Но самое грустное в сказании о „ЯК-3“, которого нам так не хватало в войну, то, что он, будучи самым совершенным творением конструкторов винтокрылых машин, так и не успел повоевать, а вскоре пошел на металлолом. Обидно, что судя по мемуарам Яковлева, эта машина могла появиться на фронте, как минимум, на год раньше. Но холуи, недруги Яковлева, поспешили доложить через Берию прямо в уши Ёське, что под Сталинградом „Яки“ горят!». Я не раз писал о причинах больших потерь нашей авиации в Сталинградском сражении: в основном это было разгильдяйство и неопытность пилотов. Тем не менее, на очередную великолепную машину яковлевской серии упала тень. Работали над альтернативными истребителями «ЛАГ» и «ЛА». Они оказались неудачными, но именно благодаря этой задержке мы получили красавец «ЯК-3» тогда, когда он уже был не нужен. Вот так помогал «великий стратег» воевать своему народу. Как говорят: «Спаси меня, Боже, от друзей, а с врагами я сам справлюсь». Какое-то количество опального истребителя все-таки успели выпустить, и четверка «ЯК-3» была уже и раньше в распоряжении командующего пятой воздушной армии Горюнова под кодовым наименованием «Меч» — ее бросали в бой в случае неблагоприятного для нас развития воздушного боя. «Меч» всегда стоял на взлете.
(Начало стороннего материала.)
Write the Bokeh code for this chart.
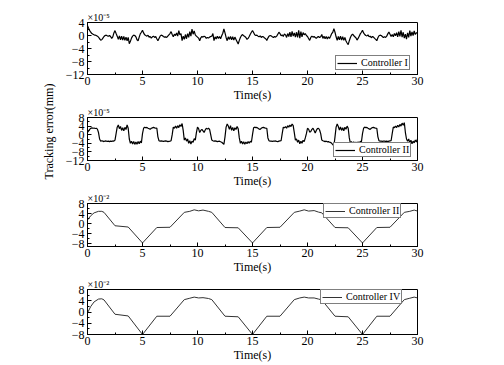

26 апреля наш полк покидал Бузэу. Курс — фронт. Мы летели по маршруту: Дробета — Турну — Будапешт. Пролетая над Бухарестом, мы приветствовали столицу союзной Румынии покачиванием крыльев. Я в Бухаресте в жизни не был, но с воздуха он мне понравился. Хорошо распланированный город, весь в зелени парков. Много старинных красивых домов со шпилями. Мой «ЯК» под номером 25 летел с правой стороны командирского звена, а слева летел штурман полка майор Тимофей Лобок. Как водится, в качестве лидера полк вел командир подполковник Платон Смоляков. Когда мы шли на отрезке маршрута Дробета — Турну — Северин, то излучина Дуная сбила с толку Платона, и он начал отклоняться от маршрута, меняя компасный курс примерно на 25 градусов. Дело в том, что Дунай, пробираясь среди гор, делает несколько очень похожих изгибов, и Платон перепутал ближний изгиб с дальним, где нас ждал аэродром посадки. Тимофей Лобок сверился с картами и по радио стал подправлять Платона. Тот рявкнул что-то вроде «Не мешай!». Мы продолжали лететь неправильным курсом, зато сохраняя авторитет командира. Но зная, что такой курс добра не принесет, пришлось вмешаться мне, как замполиту. Я нажал кнопку передатчика радиостанции и, понимая, что Платон полез в бутылку, очень вкрадчивым и доброжелательным голосом принялся говорить ему: «Платон, Платон, ты ошибаешься. По нашему курсу должна быть точкой дальняя излучина Дуная, а не та, куда тебя тянет». Платон буркнул: «Понял» и исправил курс.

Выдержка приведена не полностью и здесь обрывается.